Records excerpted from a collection

----------

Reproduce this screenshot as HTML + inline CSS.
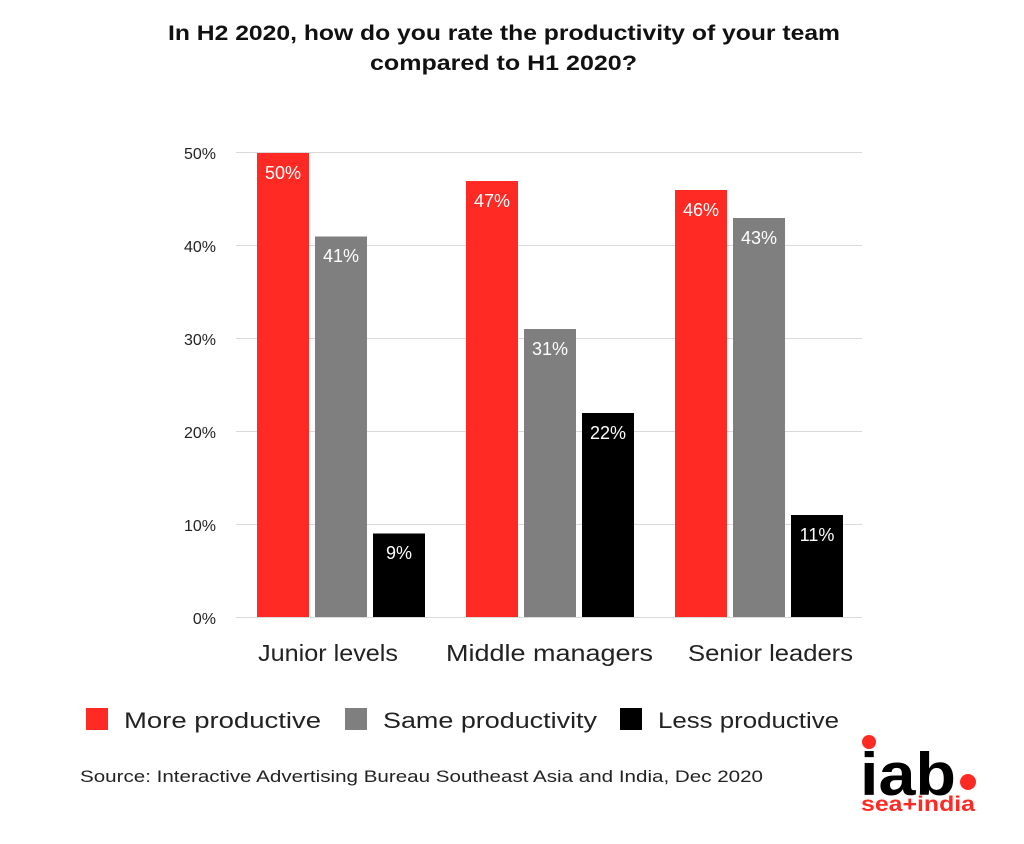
<!DOCTYPE html>
<html><head><style>body{margin:0;background:#fff}svg{display:block}</style></head><body>
<svg width="1024" height="844" xmlns="http://www.w3.org/2000/svg" font-family="Liberation Sans, sans-serif">
<rect width="1024" height="844" fill="#fff"/>
<text x="168" y="40" font-size="21" font-weight="bold" fill="#111" textLength="672" lengthAdjust="spacingAndGlyphs">In H2 2020, how do you rate the productivity of your team</text>
<text x="370" y="70" font-size="21" font-weight="bold" fill="#111" textLength="267" lengthAdjust="spacingAndGlyphs">compared to H1 2020?</text>
<g stroke="#d9d9d9" stroke-width="1">
<line x1="236" x2="862" y1="152.5" y2="152.5"/><line x1="236" x2="862" y1="245.5" y2="245.5"/>
<line x1="236" x2="862" y1="338.5" y2="338.5"/><line x1="236" x2="862" y1="431.5" y2="431.5"/>
<line x1="236" x2="862" y1="524.5" y2="524.5"/><line x1="236" x2="862" y1="617.5" y2="617.5"/>
</g>
<g font-size="16" fill="#222" text-anchor="end">
<text x="216" y="159">50%</text><text x="216" y="252">40%</text><text x="216" y="345">30%</text>
<text x="216" y="438">20%</text><text x="216" y="531">10%</text><text x="216" y="624">0%</text>
</g>
<g>
<rect x="257" y="153" width="52" height="464" fill="#ff2a23"/>
<rect x="315" y="236.5" width="52" height="380.5" fill="#7f7f7f"/>
<rect x="373" y="533.5" width="52" height="83.5" fill="#000"/>
<rect x="466" y="181" width="52" height="436" fill="#ff2a23"/>
<rect x="524" y="329" width="52" height="288" fill="#7f7f7f"/>
<rect x="582" y="413" width="52" height="204" fill="#000"/>
<rect x="675" y="190" width="52" height="427" fill="#ff2a23"/>
<rect x="733" y="218" width="52" height="399" fill="#7f7f7f"/>
<rect x="791" y="515" width="52" height="102" fill="#000"/>
</g>
<g font-size="18" fill="#fff" text-anchor="middle">
<text x="283" y="179">50%</text><text x="341" y="262">41%</text><text x="399" y="559">9%</text>
<text x="492" y="207">47%</text><text x="550" y="355">31%</text><text x="608" y="439">22%</text>
<text x="701" y="216">46%</text><text x="759" y="244">43%</text><text x="817" y="541">11%</text>
</g>
<g font-size="23" fill="#222">
<text x="258" y="661" textLength="140" lengthAdjust="spacingAndGlyphs">Junior levels</text><text x="446" y="661" textLength="207" lengthAdjust="spacingAndGlyphs">Middle managers</text><text x="688" y="661" textLength="165" lengthAdjust="spacingAndGlyphs">Senior leaders</text>
</g>
<g font-size="22" fill="#222">
<rect x="86" y="708" width="22" height="22" fill="#ff2a23"/><text x="124" y="728" textLength="197" lengthAdjust="spacingAndGlyphs">More productive</text>
<rect x="345" y="708" width="22" height="22" fill="#7f7f7f"/><text x="383" y="728" textLength="214" lengthAdjust="spacingAndGlyphs">Same productivity</text>
<rect x="620" y="708" width="22" height="22" fill="#000"/><text x="658" y="728" textLength="181" lengthAdjust="spacingAndGlyphs">Less productive</text>
</g>
<text x="80" y="782" font-size="17" fill="#222" textLength="683" lengthAdjust="spacingAndGlyphs">Source: Interactive Advertising Bureau Southeast Asia and India, Dec 2020</text>
<circle cx="869" cy="742" r="7" fill="#ff2a23"/>
<text x="860" y="795" font-size="60" font-weight="bold" fill="#000" textLength="96" lengthAdjust="spacingAndGlyphs">iab</text>
<circle cx="968" cy="782" r="8" fill="#ff2a23"/>
<text x="861" y="811" font-size="21" font-weight="bold" fill="#ff2a23" textLength="114" lengthAdjust="spacingAndGlyphs">sea+india</text>
</svg>
</body></html>
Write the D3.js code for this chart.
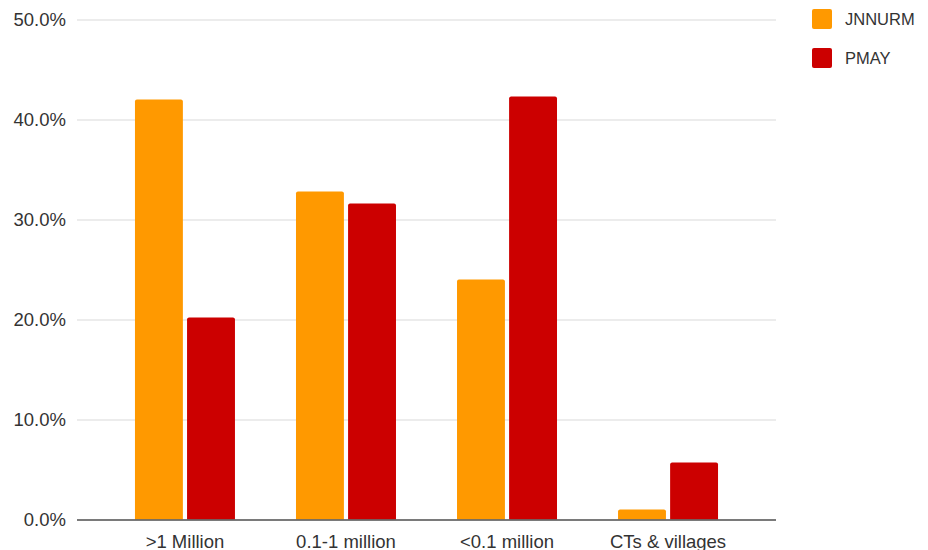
<!DOCTYPE html>
<html><head><meta charset="utf-8">
<script src="https://cdn.jsdelivr.net/npm/d3@7"></script>
<style>body{margin:0;background:#fff}svg{display:block}text{font-family:"Liberation Sans",Arial,sans-serif}</style>
</head><body><svg id="c" width="928" height="550"></svg>
<script>
const categories = [">1 Million", "0.1-1 million", "<0.1 million", "CTs & villages"];
const seriesNames = ["JNNURM", "PMAY"];
const jnnurm = [42.0, 32.8, 24.0, 1.0];
const pmay = [20.2, 31.6, 42.3, 5.7];
const yTicks = [0, 10, 20, 30, 40, 50];
const colors = ["#ff9900", "#cc0000"];

const svg = d3.select("#c");
const x0 = 77, x1 = 776, yTop = 19.5, yBot = 519.5;
const y = d3.scaleLinear().domain([0, 50]).range([yBot, yTop]);
const x = d3.scaleBand().domain(categories).range([x0, x1]).paddingInner(0.379).paddingOuter(0.36);
const xs = d3.scaleBand().domain(seriesNames).range([0, x.bandwidth()]).paddingInner(0.08);
const color = d3.scaleOrdinal().domain(seriesNames).range(colors);
const data = categories.map((c, i) => ({cat: c, vals: [{s: "JNNURM", v: jnnurm[i]}, {s: "PMAY", v: pmay[i]}]}));

// grid
const yAxis = d3.axisLeft(y).tickValues(yTicks).tickSize(-(x1 - x0)).tickFormat(d => d.toFixed(1) + "%");
const ga = svg.append("g").attr("transform", `translate(${x0},0)`).call(yAxis);
ga.select(".domain").remove();
ga.selectAll(".tick line").attr("stroke", "#d9d9d9").attr("stroke-width", 1.2);
ga.selectAll(".tick text").attr("x", -11).attr("fill", "#333").style("font-size", "18.5px").attr("dy", "0.33em");

// bars
const r = 2;
function topRounded(xp, yp, w, h) {
  const rr = Math.min(r, h / 2, w / 2);
  return `M${xp},${yp + h}V${yp + rr}Q${xp},${yp} ${xp + rr},${yp}H${xp + w - rr}Q${xp + w},${yp} ${xp + w},${yp + rr}V${yp + h}Z`;
}
svg.append("g").selectAll("g").data(data).join("g")
  .attr("transform", d => `translate(${x(d.cat)},0)`)
  .selectAll("path").data(d => d.vals).join("path")
  .attr("d", d => topRounded(xs(d.s), y(d.v), xs.bandwidth(), y(0) - y(d.v)))
  .attr("fill", d => color(d.s));

// baseline
svg.append("line").attr("x1", x0).attr("x2", x1).attr("y1", yBot + 0.5).attr("y2", yBot + 0.5)
  .attr("stroke", "#555").attr("stroke-width", 1.5);

// x axis labels
const xAxis = d3.axisBottom(x).tickSize(0);
const gx = svg.append("g").attr("transform", `translate(0,${yBot})`).call(xAxis);
gx.select(".domain").remove();
gx.selectAll(".tick text").attr("y", 28.5).attr("dy", null).attr("fill", "#333").style("font-size", "18.5px");

// legend
const lg = svg.append("g").selectAll("g").data(seriesNames).join("g")
  .attr("transform", (d, i) => `translate(812,${9 + i * 39})`);
lg.append("rect").attr("width", 20).attr("height", 20).attr("rx", 2).attr("fill", d => color(d));
lg.append("text").attr("x", 33).attr("y", 10).attr("dy", "0.35em").attr("fill", "#333").style("font-size", "16.5px").text(d => d);
</script></body></html>
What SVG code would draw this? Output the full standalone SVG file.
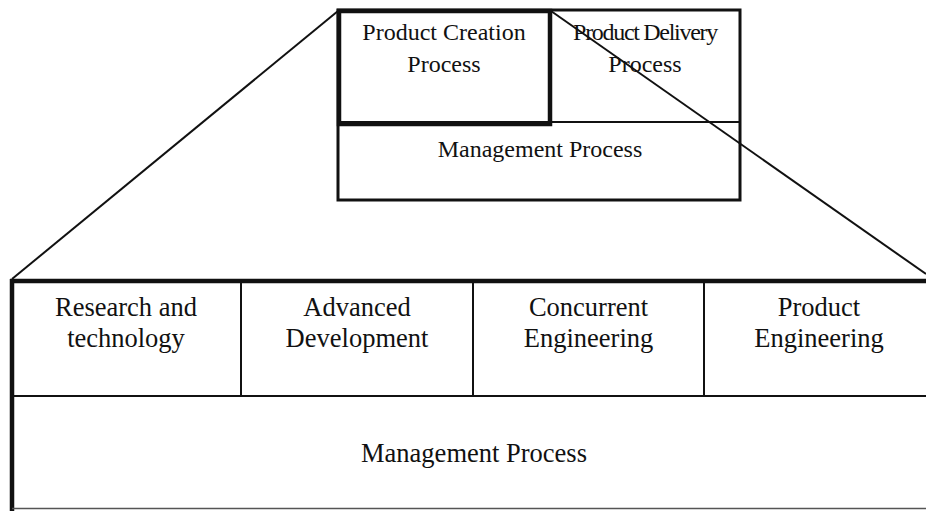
<svg xmlns="http://www.w3.org/2000/svg" width="926" height="511" viewBox="0 0 926 511">
<style>
text{font-family:"Liberation Serif","Times New Roman",serif;fill:#111;text-anchor:middle}
.t{font-size:24px}
.b{font-size:26.5px}
.thin{fill:none;stroke:#111;stroke-width:2}
.med{fill:none;stroke:#111;stroke-width:3}
.thick{fill:none;stroke:#111;stroke-width:4.5}
</style>
<rect width="926" height="511" fill="#fff"/>
<g id="connectors">
<line class="thin" x1="338" y1="11" x2="12" y2="279"/>
<line class="thin" x1="551" y1="11" x2="926" y2="274"/>
</g>
<g id="top-frame">
<rect class="med" x="338" y="10" width="402" height="190"/>
<line class="thin" x1="338" y1="122" x2="740" y2="122"/>
</g>
<g id="product-creation">
<rect class="thick" x="339" y="11" width="211" height="113"/>
<text class="t" x="444" y="40">Product Creation</text>
<text class="t" x="444" y="72">Process</text>
</g>
<g id="product-delivery">
<text class="t" x="645" y="40" letter-spacing="-1.3">Product Delivery</text>
<text class="t" x="645" y="72">Process</text>
</g>
<g id="top-management">
<text class="t" x="540" y="157">Management Process</text>
</g>
<g id="bottom-frame">
<line x1="10" y1="281" x2="926" y2="281" stroke="#111" stroke-width="4.5"/>
<line x1="12" y1="279" x2="12" y2="511" stroke="#111" stroke-width="4.5"/>
<line class="thin" x1="12" y1="396" x2="926" y2="396"/>
<line x1="12" y1="508.5" x2="926" y2="508.5" stroke="#555" stroke-width="1.5"/>
<line class="thin" x1="241" y1="281" x2="241" y2="396"/>
<line class="thin" x1="473" y1="281" x2="473" y2="396"/>
<line class="thin" x1="704" y1="281" x2="704" y2="396"/>
</g>
<g id="research">
<text class="b" x="126" y="316">Research and</text>
<text class="b" x="126" y="347">technology</text>
</g>
<g id="advanced">
<text class="b" x="357" y="316">Advanced</text>
<text class="b" x="357" y="347">Development</text>
</g>
<g id="concurrent">
<text class="b" x="588.5" y="316">Concurrent</text>
<text class="b" x="588.5" y="347">Engineering</text>
</g>
<g id="product-eng">
<text class="b" x="819" y="316">Product</text>
<text class="b" x="819" y="347">Engineering</text>
</g>
<g id="bottom-management">
<text class="b" x="474" y="462">Management Process</text>
</g>
</svg>
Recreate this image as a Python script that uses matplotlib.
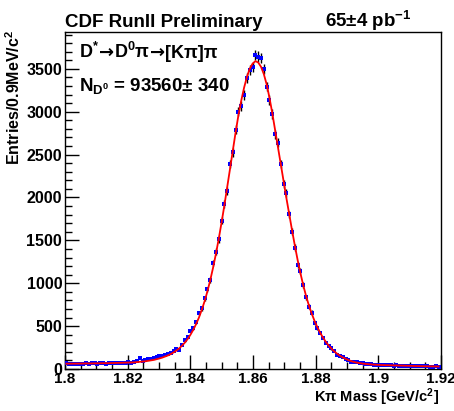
import numpy as np
import matplotlib
matplotlib.use("Agg")
import matplotlib.pyplot as plt
from matplotlib.ticker import MultipleLocator, FormatStrFormatter

plt.rcParams['font.family'] = ['Liberation Sans', 'DejaVu Sans']
plt.rcParams['font.weight'] = 'bold'
plt.rcParams['mathtext.fontset'] = 'custom'
plt.rcParams['mathtext.rm'] = 'Liberation Sans:bold'
plt.rcParams['mathtext.bf'] = 'Liberation Sans:bold'
plt.rcParams['mathtext.it'] = 'Liberation Sans:bold:italic'
plt.rcParams['mathtext.default'] = 'rm'

# histogram: 0.9 MeV bins starting at 1.80 GeV
x_start = 1.80
bin_width = 0.0009

counts = [
    65, 62, 58, 63, 60, 64, 62, 66, 63, 67,
    65, 63, 68, 66, 64, 70, 67, 69, 72, 68,
    74, 71, 76, 73, 78, 95, 125, 93, 105, 113,
    117, 125, 140, 155, 155, 163, 171, 188, 215, 232,
    222, 280, 338, 377, 447, 475, 552, 650, 708, 825,
    930, 1038, 1240, 1369, 1513, 1730, 1925, 2077, 2388, 2528,
    2790, 3002, 3068, 3197, 3391, 3488, 3520, 3663, 3644, 3625,
    3496, 3294, 3139, 2975, 2738, 2641, 2388, 2158, 2050, 1805,
    1602, 1415, 1213, 1143, 980, 837, 727, 657, 533, 475,
    424, 365, 307, 272, 241, 210, 163, 155, 135, 113,
    102, 85, 80, 76, 70, 66, 62, 60, 57, 52,
    50, 47, 48, 45, 44, 42, 40, 41, 38, 37,
    36, 38, 35, 33, 34, 32, 36, 31, 30, 29,
    28, 30, 27,
]

# fitted curve, read at the bin centres
fit = [
    62, 62, 63, 63, 63, 64, 64, 64, 65, 65,
    66, 66, 67, 67, 68, 68, 69, 70, 70, 71,
    72, 73, 74, 75, 77, 80, 83, 86, 90, 95,
    100, 106, 114, 123, 133, 145, 158, 174, 193, 215,
    241, 272, 308, 350, 400, 458, 525, 600, 690, 790,
    905, 1035, 1180, 1340, 1515, 1705, 1905, 2115, 2330, 2545,
    2760, 2960, 3130, 3280, 3405, 3500, 3560, 3590, 3575, 3525,
    3440, 3320, 3165, 2985, 2790, 2590, 2390, 2190, 1995, 1805,
    1620, 1440, 1270, 1115, 975, 850, 740, 645, 560, 487,
    422, 365, 316, 273, 237, 205, 178, 155, 135, 118,
    104, 92, 82, 74, 68, 63, 59, 56, 53, 51,
    49, 47, 46, 45, 44, 43, 42, 41, 40, 39,
    38, 37, 36, 35, 34.5, 34, 33, 32.5, 32, 31,
    30.5, 30, 29.5,
]

counts = np.array(counts, dtype=float)
centers = x_start + bin_width * (np.arange(len(counts)) + 0.5)

fig = plt.figure(figsize=(4.54, 4.11), dpi=100)
ax = fig.add_axes([65 / 454, 1 - 369 / 411, 376 / 454, 337 / 411])

# datos con errores
ax.errorbar(centers, counts, yerr=np.sqrt(counts), fmt='none',
            ecolor='black', elinewidth=1.0, capsize=0, zorder=2)
ax.plot(centers, counts, 's', color='blue', markersize=3,
        markeredgewidth=0, zorder=3)
# ajuste
ax.plot(centers, fit, '-', color='red', lw=1.3, zorder=4)

ax.set_xlim(1.8, 1.92)
ax.set_ylim(0, 3930)
ax.xaxis.set_major_locator(MultipleLocator(0.02))
ax.xaxis.set_minor_locator(MultipleLocator(0.005))
ax.yaxis.set_major_locator(MultipleLocator(500))
ax.yaxis.set_minor_locator(MultipleLocator(100))
ax.xaxis.set_major_formatter(FormatStrFormatter('%g'))
ax.tick_params(which='both', direction='in', top=False, right=False)
ax.tick_params(which='major', length=10, width=1)
ax.tick_params(which='minor', length=5, width=1)
ax.tick_params(axis='x', pad=2, labelsize=11)
ax.tick_params(axis='y', pad=2, labelsize=11.5)
for lab in ax.get_xticklabels() + ax.get_yticklabels():
    lab.set_fontweight('bold')
for s in ax.spines.values():
    s.set_linewidth(1.0)

# textos
fig.text(65 / 454, 1 - 27 / 411, 'CDF RunII Preliminary', fontsize=13.5,
         fontweight='bold', va='baseline', ha='left')
fig.text(325 / 454, 1 - 27 / 411, r'65±4 pb$^{-1}$', fontsize=13.5,
         fontweight='bold', va='baseline', ha='left')

# decay chain written piece by piece so the arrows come from DejaVu Sans
renderer = fig.canvas.get_renderer()
piezas = [('D$^{*}$', 'Liberation Sans'), ('→', 'DejaVu Sans'),
          ('D$^{0}$π', 'Liberation Sans'), ('→', 'DejaVu Sans'),
          ('[Kπ]π', 'Liberation Sans')]
xpos = 79
for txt, fam in piezas:
    t = fig.text(xpos / 454, 1 - 58 / 411, txt, fontsize=13,
                 fontweight='bold', family=fam, va='baseline', ha='left')
    xpos += t.get_window_extent(renderer).width

fig.text(79 / 454, 1 - 91 / 411, r'N$_{\mathrm{D}^{0}}$ = 93560± 340',
         fontsize=13.5, fontweight='bold', va='baseline', ha='left')
fig.text(14 / 454, 1 - 30 / 411, r'Entries/0.9MeV/c$^{2}$', fontsize=11.5,
         fontweight='bold', rotation=90, ha='center', va='top')
fig.text(439 / 454, 1 - 402 / 411, r'Kπ Mass [GeV/c$^{2}$]', fontsize=10.5,
         fontweight='bold', ha='right', va='baseline')

fig.savefig('out.png', dpi=100)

----------

WRITTEN REQUEST:
From the entries above, copy exactly the lines starting at the one with "Recreate this image" and stopping at the one with "bin_width = 0.0009", keeping both ends. Drop the pictures.

CORRECT OUTPUT:
Recreate this image as a Python script that uses matplotlib.
import numpy as np
import matplotlib
matplotlib.use("Agg")
import matplotlib.pyplot as plt
from matplotlib.ticker import MultipleLocator, FormatStrFormatter

plt.rcParams['font.family'] = ['Liberation Sans', 'DejaVu Sans']
plt.rcParams['font.weight'] = 'bold'
plt.rcParams['mathtext.fontset'] = 'custom'
plt.rcParams['mathtext.rm'] = 'Liberation Sans:bold'
plt.rcParams['mathtext.bf'] = 'Liberation Sans:bold'
plt.rcParams['mathtext.it'] = 'Liberation Sans:bold:italic'
plt.rcParams['mathtext.default'] = 'rm'

# histogram: 0.9 MeV bins starting at 1.80 GeV
x_start = 1.80
bin_width = 0.0009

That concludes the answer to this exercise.